## Set problem
Provide the number of lines where the word "matplotlib" occurs, and no other text.

## Information supplied
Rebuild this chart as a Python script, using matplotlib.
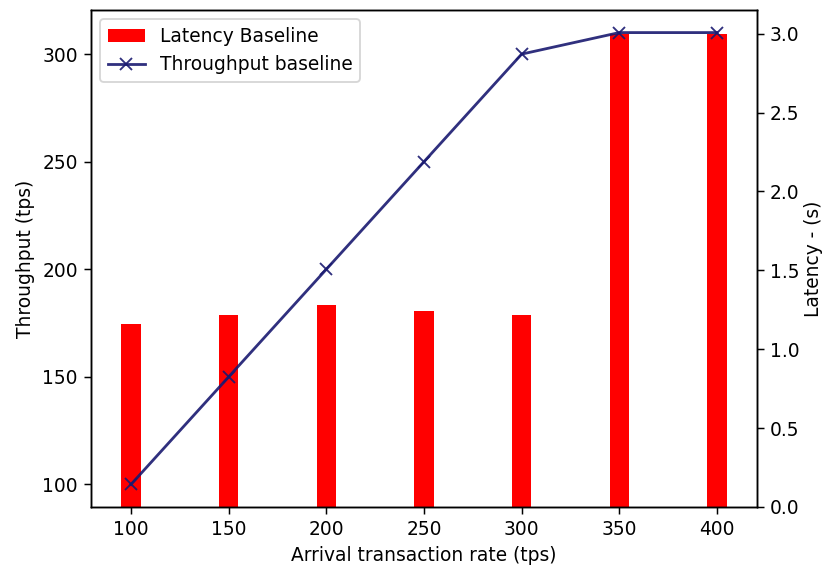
import matplotlib
matplotlib.use("Agg")
import matplotlib.pyplot as plt

rates = [100, 150, 200, 250, 300, 350, 400]
throughput = [100, 150, 200, 250, 300, 310, 310]
latency = [1.16, 1.215, 1.28, 1.245, 1.215, 3.0, 3.0]

DPI = 134
fig = plt.figure(figsize=(823 / DPI, 565 / DPI), dpi=DPI)
ax = fig.add_subplot(111)
fig.subplots_adjust(left=91 / 823, right=757 / 823, top=1 - 10 / 565, bottom=1 - 507 / 565)
ax2 = ax.twinx()

bars = ax2.bar(rates, latency, width=10, color='red', label='Latency Baseline')
line, = ax.plot(rates, throughput, color='midnightblue', marker='x',
                label='Throughput baseline', alpha=0.9)
ax.set_zorder(ax2.get_zorder() + 1)
ax.patch.set_visible(False)

ax.set_xlabel('Arrival transaction rate (tps)')
ax.set_ylabel('Throughput (tps)')
ax2.set_ylabel('Latency - (s)', labelpad=2.5)
ax.set_xticks(rates)

ax.legend([bars, line], ['Latency Baseline', 'Throughput baseline'], loc='upper left')

fig.savefig('out.png', dpi=DPI)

## Result of this exercise
4